Sementara lagu “Amelia” terinspirasi dari anak Emil Salim, Menteri Lingkungan Hidup pada masa Orde Baru yang merupakan kawannya saat sekolah di Palembang. Amelia nama anak itu. Seorang bocah riang, sering bertanya, tidak bisa diam, lincah, dan ingin tahu banyak hal. Ia menggambarkannya dengan “gadis cilik lincah nian / tak pernah sedih / riang selalu sepanjang hari”.
Menurut A.T. Mahmud seperti dikutip Karsono dalam “Proses Kreatif A.T. Mahmud dalam Penciptaan Lagu Anak-anak” (Dewa Ruci: Jurnal Pengkajian & Penciptaan Seni Vol. 7 No. 1, Juli 2011) lagu-lagu karyanya memiliki ide penciptaan yang bersumber pada tiga hal: perilaku anak-anak, pengalaman masa kecilnya, dan pesan pendidikan yang ingin disampaikan kepada anak-anak. Sumber-sumber ide tersebut dapat saling memengaruhi tapi dapat juga berdiri sendiri dalam proses penciptaan lagu.

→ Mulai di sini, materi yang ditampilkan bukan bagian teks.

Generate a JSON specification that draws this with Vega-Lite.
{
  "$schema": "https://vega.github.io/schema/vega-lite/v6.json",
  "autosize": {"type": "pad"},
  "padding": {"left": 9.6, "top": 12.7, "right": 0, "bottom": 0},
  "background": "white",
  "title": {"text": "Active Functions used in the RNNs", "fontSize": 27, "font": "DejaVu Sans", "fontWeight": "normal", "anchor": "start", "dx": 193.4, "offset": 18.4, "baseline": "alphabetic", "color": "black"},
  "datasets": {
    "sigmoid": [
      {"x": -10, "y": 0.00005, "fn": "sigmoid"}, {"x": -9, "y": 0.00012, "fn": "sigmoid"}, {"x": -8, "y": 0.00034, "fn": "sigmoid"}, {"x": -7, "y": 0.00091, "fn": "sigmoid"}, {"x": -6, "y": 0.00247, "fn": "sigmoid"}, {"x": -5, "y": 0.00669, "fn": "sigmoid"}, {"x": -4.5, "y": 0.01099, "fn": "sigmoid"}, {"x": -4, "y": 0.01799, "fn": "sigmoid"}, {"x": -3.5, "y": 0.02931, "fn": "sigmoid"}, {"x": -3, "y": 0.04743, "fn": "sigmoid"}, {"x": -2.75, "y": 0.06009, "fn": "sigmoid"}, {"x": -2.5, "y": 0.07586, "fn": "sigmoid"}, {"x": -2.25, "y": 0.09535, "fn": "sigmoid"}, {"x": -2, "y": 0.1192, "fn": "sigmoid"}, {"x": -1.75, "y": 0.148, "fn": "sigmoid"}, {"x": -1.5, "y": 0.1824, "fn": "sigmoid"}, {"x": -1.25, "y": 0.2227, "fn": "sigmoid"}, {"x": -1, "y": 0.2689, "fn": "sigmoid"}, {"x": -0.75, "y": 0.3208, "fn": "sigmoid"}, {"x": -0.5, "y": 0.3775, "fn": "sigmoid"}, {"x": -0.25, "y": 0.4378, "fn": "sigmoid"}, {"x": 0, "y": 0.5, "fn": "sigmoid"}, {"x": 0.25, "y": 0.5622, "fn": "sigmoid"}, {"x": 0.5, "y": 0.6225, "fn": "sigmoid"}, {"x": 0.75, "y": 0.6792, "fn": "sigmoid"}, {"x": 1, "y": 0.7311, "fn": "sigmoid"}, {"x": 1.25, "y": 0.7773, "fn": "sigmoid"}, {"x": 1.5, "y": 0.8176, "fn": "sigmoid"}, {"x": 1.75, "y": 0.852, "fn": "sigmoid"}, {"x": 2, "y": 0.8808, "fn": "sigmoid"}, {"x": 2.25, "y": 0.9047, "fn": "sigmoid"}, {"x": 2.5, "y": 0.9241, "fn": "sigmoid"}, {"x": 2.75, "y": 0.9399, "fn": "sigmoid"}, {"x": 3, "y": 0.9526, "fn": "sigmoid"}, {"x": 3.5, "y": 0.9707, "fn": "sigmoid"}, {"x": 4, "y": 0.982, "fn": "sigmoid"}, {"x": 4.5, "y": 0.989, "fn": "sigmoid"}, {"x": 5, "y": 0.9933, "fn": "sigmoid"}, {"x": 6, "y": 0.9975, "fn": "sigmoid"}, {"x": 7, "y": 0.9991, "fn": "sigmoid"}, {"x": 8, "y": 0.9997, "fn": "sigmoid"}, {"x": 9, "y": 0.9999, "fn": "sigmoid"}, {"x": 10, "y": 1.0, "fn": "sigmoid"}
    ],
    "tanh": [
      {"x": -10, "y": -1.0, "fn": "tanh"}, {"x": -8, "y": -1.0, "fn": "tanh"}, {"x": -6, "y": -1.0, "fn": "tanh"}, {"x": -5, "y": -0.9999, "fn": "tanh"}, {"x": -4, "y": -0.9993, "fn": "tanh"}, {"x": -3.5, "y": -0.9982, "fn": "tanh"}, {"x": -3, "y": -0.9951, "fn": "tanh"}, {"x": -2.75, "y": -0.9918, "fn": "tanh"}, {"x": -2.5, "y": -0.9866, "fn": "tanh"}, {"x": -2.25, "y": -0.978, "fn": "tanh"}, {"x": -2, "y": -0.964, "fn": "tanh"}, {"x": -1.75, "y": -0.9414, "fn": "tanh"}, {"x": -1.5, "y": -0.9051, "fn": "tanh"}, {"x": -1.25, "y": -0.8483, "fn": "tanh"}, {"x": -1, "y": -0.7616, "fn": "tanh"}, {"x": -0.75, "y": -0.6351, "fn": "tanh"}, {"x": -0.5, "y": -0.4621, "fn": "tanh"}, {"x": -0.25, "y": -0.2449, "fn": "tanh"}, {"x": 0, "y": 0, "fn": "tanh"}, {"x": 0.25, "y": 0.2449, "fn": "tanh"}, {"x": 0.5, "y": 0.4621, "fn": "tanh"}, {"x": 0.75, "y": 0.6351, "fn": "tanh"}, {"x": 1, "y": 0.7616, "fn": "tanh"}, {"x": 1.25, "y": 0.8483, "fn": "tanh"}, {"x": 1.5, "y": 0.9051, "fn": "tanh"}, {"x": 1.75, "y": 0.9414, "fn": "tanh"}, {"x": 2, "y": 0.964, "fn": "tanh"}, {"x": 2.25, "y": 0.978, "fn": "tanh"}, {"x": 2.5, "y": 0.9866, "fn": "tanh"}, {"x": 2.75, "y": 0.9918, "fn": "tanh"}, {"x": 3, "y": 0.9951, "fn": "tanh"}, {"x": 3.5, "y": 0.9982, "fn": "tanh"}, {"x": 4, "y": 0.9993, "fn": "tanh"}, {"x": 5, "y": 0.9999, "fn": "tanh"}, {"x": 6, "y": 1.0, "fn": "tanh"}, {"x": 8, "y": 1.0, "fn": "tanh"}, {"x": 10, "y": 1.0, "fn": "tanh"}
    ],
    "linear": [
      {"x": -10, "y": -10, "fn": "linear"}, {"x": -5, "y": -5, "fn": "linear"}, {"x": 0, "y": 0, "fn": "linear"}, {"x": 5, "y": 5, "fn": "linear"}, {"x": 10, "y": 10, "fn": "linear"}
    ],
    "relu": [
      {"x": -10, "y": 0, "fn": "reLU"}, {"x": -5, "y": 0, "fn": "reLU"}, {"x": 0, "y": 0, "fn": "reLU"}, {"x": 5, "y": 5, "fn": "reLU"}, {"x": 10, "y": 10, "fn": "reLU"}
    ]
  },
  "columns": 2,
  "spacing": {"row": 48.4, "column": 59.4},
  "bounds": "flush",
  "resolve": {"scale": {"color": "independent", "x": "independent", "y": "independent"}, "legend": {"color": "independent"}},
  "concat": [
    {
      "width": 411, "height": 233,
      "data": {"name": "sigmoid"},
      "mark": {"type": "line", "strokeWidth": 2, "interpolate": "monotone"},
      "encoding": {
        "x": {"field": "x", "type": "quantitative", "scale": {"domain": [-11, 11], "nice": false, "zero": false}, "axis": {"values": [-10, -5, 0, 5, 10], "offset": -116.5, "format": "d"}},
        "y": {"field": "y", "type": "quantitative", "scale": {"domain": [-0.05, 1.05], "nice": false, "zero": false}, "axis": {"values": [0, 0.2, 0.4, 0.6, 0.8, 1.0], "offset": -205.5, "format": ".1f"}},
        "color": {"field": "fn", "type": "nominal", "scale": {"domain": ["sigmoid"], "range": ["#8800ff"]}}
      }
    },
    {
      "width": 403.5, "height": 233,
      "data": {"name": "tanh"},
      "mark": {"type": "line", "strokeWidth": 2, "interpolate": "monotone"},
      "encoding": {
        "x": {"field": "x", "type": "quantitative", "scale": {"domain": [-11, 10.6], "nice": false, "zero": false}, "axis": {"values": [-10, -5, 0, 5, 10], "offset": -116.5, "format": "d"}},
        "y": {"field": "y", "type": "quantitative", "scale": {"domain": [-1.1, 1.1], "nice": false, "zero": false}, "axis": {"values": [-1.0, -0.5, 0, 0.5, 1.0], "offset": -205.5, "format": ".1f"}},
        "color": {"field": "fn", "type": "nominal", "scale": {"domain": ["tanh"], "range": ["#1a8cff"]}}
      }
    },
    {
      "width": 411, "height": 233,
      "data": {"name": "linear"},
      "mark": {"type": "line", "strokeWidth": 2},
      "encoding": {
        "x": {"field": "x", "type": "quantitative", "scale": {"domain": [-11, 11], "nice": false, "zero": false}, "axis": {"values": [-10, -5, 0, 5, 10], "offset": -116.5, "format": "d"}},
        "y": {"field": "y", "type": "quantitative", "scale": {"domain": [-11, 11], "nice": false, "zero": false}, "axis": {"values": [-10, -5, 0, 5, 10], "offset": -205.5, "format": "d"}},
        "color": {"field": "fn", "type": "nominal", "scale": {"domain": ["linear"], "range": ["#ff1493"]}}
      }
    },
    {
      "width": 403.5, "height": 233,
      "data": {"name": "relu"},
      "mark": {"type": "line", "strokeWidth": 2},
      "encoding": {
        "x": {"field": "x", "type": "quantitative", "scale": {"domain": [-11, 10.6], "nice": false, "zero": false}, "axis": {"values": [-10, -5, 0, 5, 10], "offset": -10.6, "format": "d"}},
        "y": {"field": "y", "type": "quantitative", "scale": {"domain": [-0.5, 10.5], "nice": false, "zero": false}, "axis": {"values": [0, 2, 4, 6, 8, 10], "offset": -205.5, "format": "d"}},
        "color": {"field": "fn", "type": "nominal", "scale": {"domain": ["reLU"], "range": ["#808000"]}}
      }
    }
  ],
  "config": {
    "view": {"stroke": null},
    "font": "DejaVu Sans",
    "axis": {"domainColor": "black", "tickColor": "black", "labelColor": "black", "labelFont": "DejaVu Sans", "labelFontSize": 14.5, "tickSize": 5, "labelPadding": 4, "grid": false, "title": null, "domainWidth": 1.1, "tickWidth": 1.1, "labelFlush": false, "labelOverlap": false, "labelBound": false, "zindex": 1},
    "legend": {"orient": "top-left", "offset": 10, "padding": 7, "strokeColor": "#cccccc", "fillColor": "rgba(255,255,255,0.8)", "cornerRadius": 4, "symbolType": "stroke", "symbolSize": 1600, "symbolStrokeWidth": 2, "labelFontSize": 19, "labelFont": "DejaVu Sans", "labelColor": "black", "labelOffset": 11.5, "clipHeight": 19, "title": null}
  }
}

“Anak-anak banyak memperlihatkan sikap ketertarikan, keterkejutan, dan tidak jarang berusaha mengetahui sendiri mengenai sesuatu yang menarik bagi dirinya. Rasa ingin tahu anak-anak terlihat dari perilakunya yang berlama-lama mengamati, atau menggunakan inderanya untuk memahami kenyataan lingkungannya. Baik itu sekadar melihat, hingga menyentuhnya,” tulisnya.
Bagi A.T. Mahmud, lagu anak-anak adalah lagu yang “biasa” saja, menceritakan kehidupan keseharian bocah dan tak perlu dibawa-bawa ke dalam dunia orang dewasa. Saat Indonesia mengalami krisis moneter pada tahun 1997, muncul lagu anak-anak berjudul “Aku Cinta Rupiah”, lagu yang menurut A.T. Mahmud tidak sesuai dengan alam pikiran anak-anak.

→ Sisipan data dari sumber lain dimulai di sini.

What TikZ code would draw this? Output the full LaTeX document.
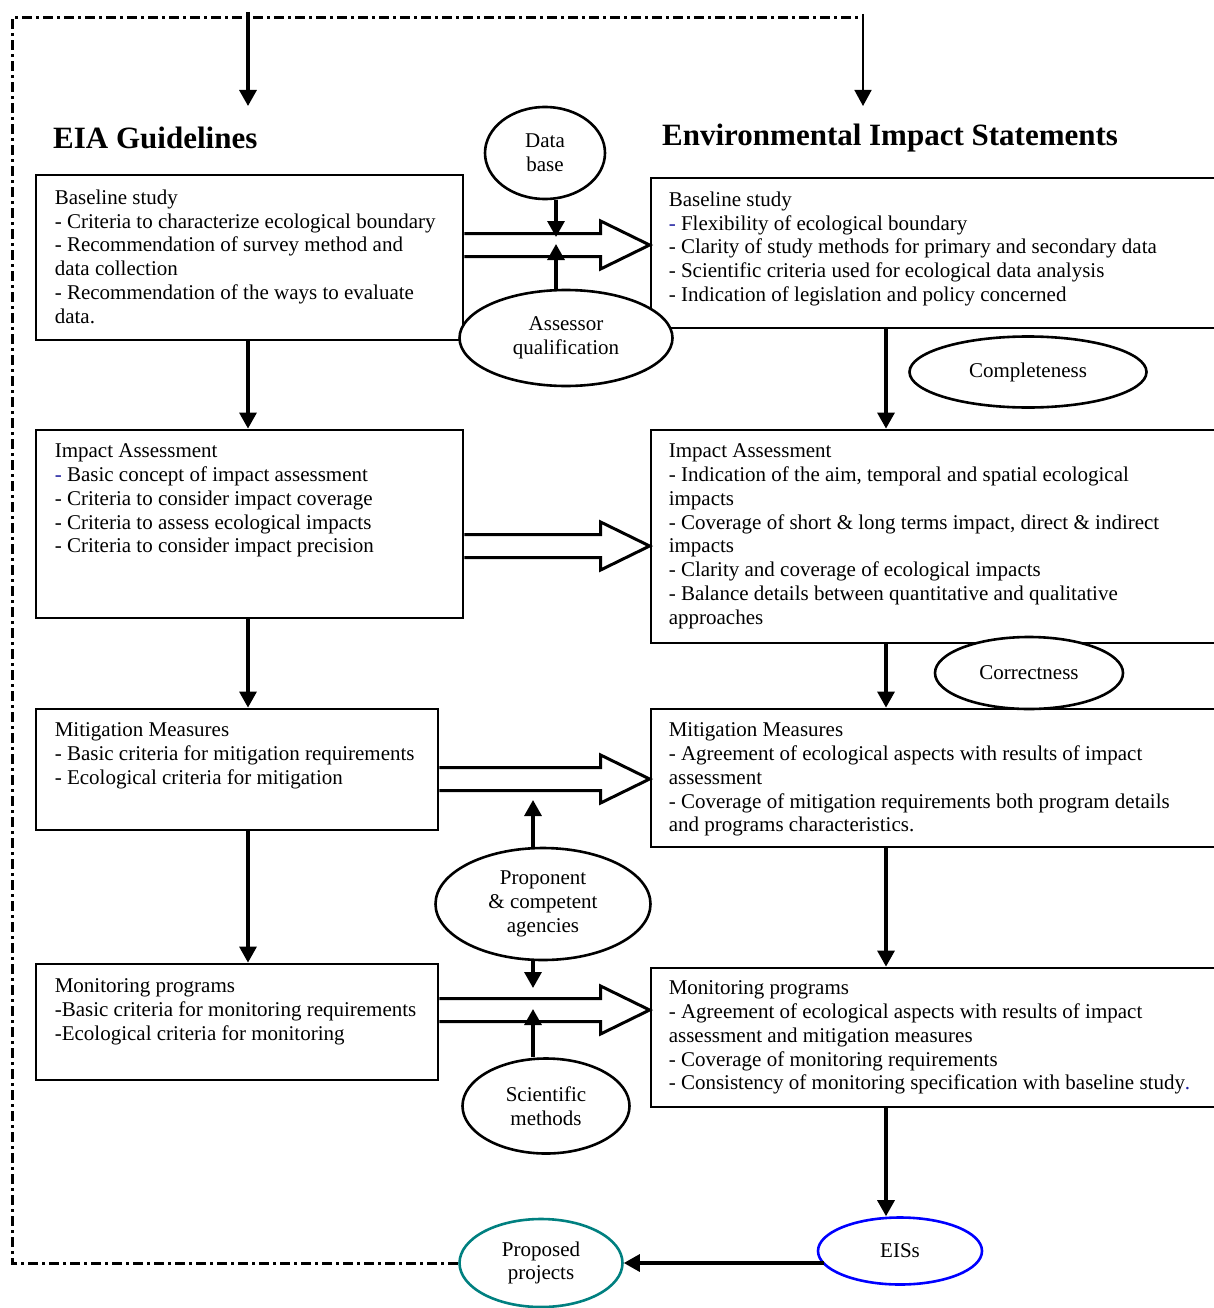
\documentclass[tikz,border=0pt]{standalone}
\usepackage{fontspec}
\setmainfont{Liberation Serif}
\usetikzlibrary{arrows.meta,positioning,shapes.geometric,calc}
\definecolor{dashblue}{HTML}{2020A0}
\definecolor{eisblue}{HTML}{0000FF}
\definecolor{projteal}{HTML}{008080}

% open block arrow between two points on the same height
\newcommand{\bigarrow}[2]{%
  \draw[blockarr] let \p1=(#1), \p2=(#2) in
    (\x1,\y1+11.5pt) -- (\x2-49pt,\y1+11.5pt) -- (\x2-49pt,\y1+24pt)
    -- (\x2,\y1) -- (\x2-49pt,\y1-24pt) -- (\x2-49pt,\y1-11.5pt) -- (\x1,\y1-11.5pt);}

\begin{document}
\begin{tikzpicture}[
  x=1pt, y=-1pt,
  every node/.style={font=\fontsize{21}{23.8}\selectfont},
  gbox/.style={draw, line width=2.8pt, inner sep=0pt},
  txt/.style={anchor=north west, align=left, inner sep=0pt},
  title/.style={anchor=west, inner sep=0pt, font=\fontsize{31}{36}\selectfont\bfseries},
  oval/.style={ellipse, draw, line width=2.6pt, fill=white, inner sep=0pt, align=center},
  flow/.style={line width=3.2pt, -{Triangle[length=16pt,width=17pt]}},
  thinflow/.style={line width=1.6pt, -{Triangle[length=16pt,width=17pt]}},
  blockarr/.style={line width=3pt, line join=miter},
  frame/.style={line width=3pt, dash pattern=on 10pt off 4pt on 3pt off 4pt},
]
  \useasboundingbox (0,0) rectangle (1213,1308);

  % titles
  \node[title] (gtitle) at (53,138) {EIA Guidelines};
  \node[title] (etitle) at (662,138) {Environmental Impact Statements};

  % guideline boxes (left)
  \node[gbox, minimum width=427pt, minimum height=165pt] (gl1) at (249.5,257.5) {};
  \node[gbox, minimum width=427pt, minimum height=188pt] (gl2) at (249.5,524) {};
  \node[gbox, minimum width=402pt, minimum height=121pt] (gl3) at (237,769.5) {};
  \node[gbox, minimum width=402pt, minimum height=116pt] (gl4) at (237,1022) {};

  % statement boxes (right, running off the page)
  \node[gbox, minimum width=579pt, minimum height=150pt] (es1) at (940.5,253) {};
  \node[gbox, minimum width=579pt, minimum height=213pt] (es2) at (940.5,536.5) {};
  \node[gbox, minimum width=579pt, minimum height=138pt] (es3) at (940.5,778) {};
  \node[gbox, minimum width=579pt, minimum height=139pt] (es4) at (940.5,1037.5) {};

  \node[txt] (gl1t) at ([shift={(20,16)}]gl1.north west) {Baseline study\\
    - Criteria to characterize ecological boundary\\
    - Recommendation of survey method and\\
    data collection\\
    - Recommendation of the ways to evaluate\\
    data.};
  \node[txt] (gl2t) at ([shift={(20,15)}]gl2.north west) {Impact Assessment\\
    \textcolor{dashblue}{-} Basic concept of impact assessment\\
    - Criteria to consider impact coverage\\
    - Criteria to assess ecological impacts\\
    - Criteria to consider impact precision};
  \node[txt] (gl3t) at ([shift={(20,15)}]gl3.north west) {Mitigation Measures\\
    - Basic criteria for mitigation requirements\\
    - Ecological criteria for mitigation};
  \node[txt] (gl4t) at ([shift={(20,16)}]gl4.north west) {Monitoring programs\\
    -Basic criteria for monitoring requirements\\
    -Ecological criteria for monitoring};

  \node[txt] (es1t) at ([shift={(19,15)}]es1.north west) {Baseline study\\
    \textcolor{dashblue}{-} Flexibility of ecological boundary\\
    - Clarity of study methods for primary and secondary data\\
    - Scientific criteria used for ecological data analysis\\
    - Indication of legislation and policy concerned};
  \node[txt] (es2t) at ([shift={(19,15)}]es2.north west) {Impact Assessment\\
    - Indication of the aim, temporal and spatial ecological\\
    impacts\\
    - Coverage of short \& long terms impact, direct \& indirect\\
    impacts\\
    - Clarity and coverage of ecological impacts\\
    - Balance details between quantitative and qualitative\\
    approaches};
  \node[txt] (es3t) at ([shift={(19,15)}]es3.north west) {Mitigation Measures\\
    - Agreement of ecological aspects with results of impact\\
    assessment\\
    - Coverage of mitigation requirements both program details\\
    and programs characteristics.};
  \node[txt] (es4t) at ([shift={(19,14)}]es4.north west) {Monitoring programs\\
    - Agreement of ecological aspects with results of impact\\
    assessment and mitigation measures\\
    - Coverage of monitoring requirements\\
    - Consistency of monitoring specification with baseline study\textcolor{dashblue}{.}};

  % block arrows guideline -> statement
  \bigarrow{gl1.east |- 0,245}{es1.west |- 0,245}
  \bigarrow{gl2.east |- 0,546}{es2.west |- 0,546}
  \bigarrow{gl3.east |- 0,779}{es3.west |- 0,779}
  \bigarrow{gl4.east |- 0,1010}{es4.west |- 0,1010}

  % feedback frame
  \coordinate (inL) at (248,12);
  \coordinate (tipL) at (248,106);
  \coordinate (corner) at (12,18);
  \coordinate (inR) at (863,14);
  \coordinate (tipR) at (863,106);
  \coordinate (lcol) at (248,0);
  \coordinate (rcol) at (886,0);

  % side ovals
  \node[oval, minimum width=120pt, minimum height=92pt] (db) at (545,153) {Data\\base};
  \node[oval, minimum width=213pt, minimum height=96pt] (aq) at (566,338) {Assessor\\qualification};
  \node[oval, minimum width=237pt, minimum height=71pt] (cp) at (1028,372) {Completeness};
  \node[oval, minimum width=188pt, minimum height=72pt] (cr) at (1029,673) {Correctness};
  \node[oval, minimum width=215pt, minimum height=112pt] (pa) at (543,904) {Proponent\\\& competent\\agencies};
  \node[oval, minimum width=167pt, minimum height=95pt] (sm) at (546,1106) {Scientific\\methods};
  \node[oval, draw=projteal, minimum width=163pt, minimum height=88pt] (pp) at (541,1263) {Proposed\\projects};
  \node[oval, draw=eisblue, minimum width=164pt, minimum height=67pt] (eis) at (900,1251) {EISs};

  \coordinate (dbtip) at (556,237);
  \coordinate (aqtip) at (556,244);
  \coordinate (patop) at (533,800);
  \coordinate (pabot) at (533,988);
  \coordinate (smtip) at (533,1009);

  \draw[frame] (pp.west) -| (corner) -- (inR |- corner);
  \draw[flow] (inL) -- (tipL);
  \draw[thinflow] (inR) -- (tipR);

  % main flows
  \draw[flow] (gl1.south -| lcol) -- (gl2.north -| lcol);
  \draw[flow] (gl2.south -| lcol) -- (gl3.north -| lcol);
  \draw[flow] (gl3.south -| lcol) -- (gl4.north -| lcol);
  \draw[flow] (es1.south -| rcol) -- (es2.north -| rcol);
  \draw[flow] (es2.south -| rcol) -- (es3.north -| rcol);
  \draw[flow] (es3.south -| rcol) -- (es4.north -| rcol);
  \draw[flow] (es4.south -| rcol) -- (eis.north -| rcol);
  \draw[flow] ([xshift=7pt]eis.west |- pp.east) -- (pp.east);

  % inputs onto the block arrows
  \draw[flow] (db.south -| dbtip) -- (dbtip);
  \draw[flow] (aq.north -| aqtip) -- (aqtip);
  \draw[flow] (pa.north -| patop) -- (patop);
  \draw[flow] (pa.south -| pabot) -- (pabot);
  \draw[flow] (sm.north -| smtip) -- (smtip);
\end{tikzpicture}
\end{document}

“Anak kecil mana tahu nilai rupiah atau dolar atau ringgit dan mata uang lainnya. Itu adalah pikiran dan kemauan orang dewasa yang dipaksa disuarakan anak-anak,” ujarnya.
Demikianlah, hingga ia meninggal pada 6 Juli 2010, tepat hari ini 9 tahun lalu, A.T. Mahmud tetap dikenang semua orang kala bernostalgia dengan masa kanak-kanak. Dialah yang mengambilkan bulan buat bocah-bocah seluruh Indonesia.
==========
Artikel ini pertama kali ditayangkan pada 27 Juli 2018 dengan judul "Bagaimana A.T Mahmud Mengambil Bulan". Kami melakukan penyuntingan ulang dan menerbitkannya kembali untuk rubrik Mozaik.